His research also dealt with another open problem analogous to the Stability Conjecture for rational maps, that asks whether the hyperbolicity of the Julia set is necessary for its stability (the sufficiency was proved in 1968 by Guckenheimer). A combination of the joint work of Mañé, P Sad and D Sullivan, with his proof of the instability of Herman rings (1985) and the important papers of Sullivan on the role of quasi-conformal mappings in dynamics, prove that when the Julia set has measure zero, stability implies its hyperbolicity.

Finally, Mañé has worked more in recent years, on variational ergodic theory of conservative dynamical systems, especially following a basic work of Mather on minimising measures for Lagrangian systems.

In 1982, he published the book Introdução à teoria ergódica, that in 1987 was translated into English and published by Springer-Verlag in the Ergebnisse der Mathematik series. Two essays were to follow: Global variational methods in conservative dynamics, Notes of the Brazilian Mathematical Colloquium - 1991, and The dynamics of inner functions, with C Doering, Ensaios Matemáticos - Brazilian Mathematical Society, 1991.

Since he became an assistant professor at IMPA, in 1973, all the academic career of Mañé was developed at this admirable Institute, where he has been thesis adviser of eleven doctorate students C Doering, A Araújo, R Ruggiero, M Craizer, G Contreras, M Paternain, F Carvalho, A Rovella, J Delgado, R Iturriaga and H Enrich. The topics of their theses included persistently transitive flows, Lorenz like attractors, existence of hyperbolic attractors for diffeomorphisms of surfaces, the dynamics of the inner functions and the variational ergodic theory of Lagrangian flows.
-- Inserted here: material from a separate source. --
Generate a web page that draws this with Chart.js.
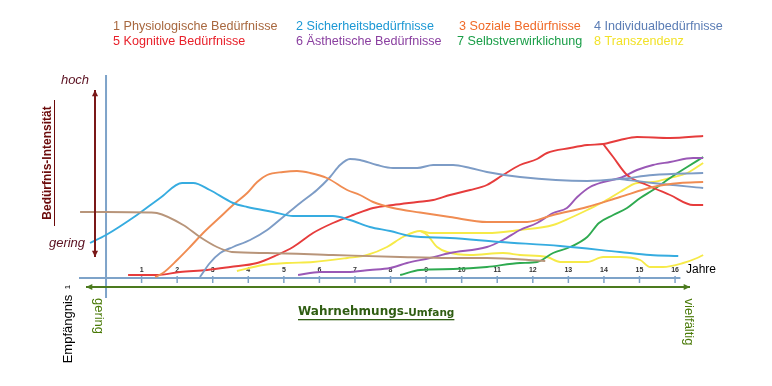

Mañé was invited to speak twice in the section of Ordinary Differential Equations and Dynamical Systems of the International Congress of Mathematicians, in 1983 at Warsaw and in 1994 at Zürich. He was also a speaker at the Colloquium organised by the Société Mathématique de France, celebrating R Thom's 65th anniversary. In 1994, he became a member of the Brazilian Academy of Sciences and was awarded The World Academy of Sciences Prize for Mathematics.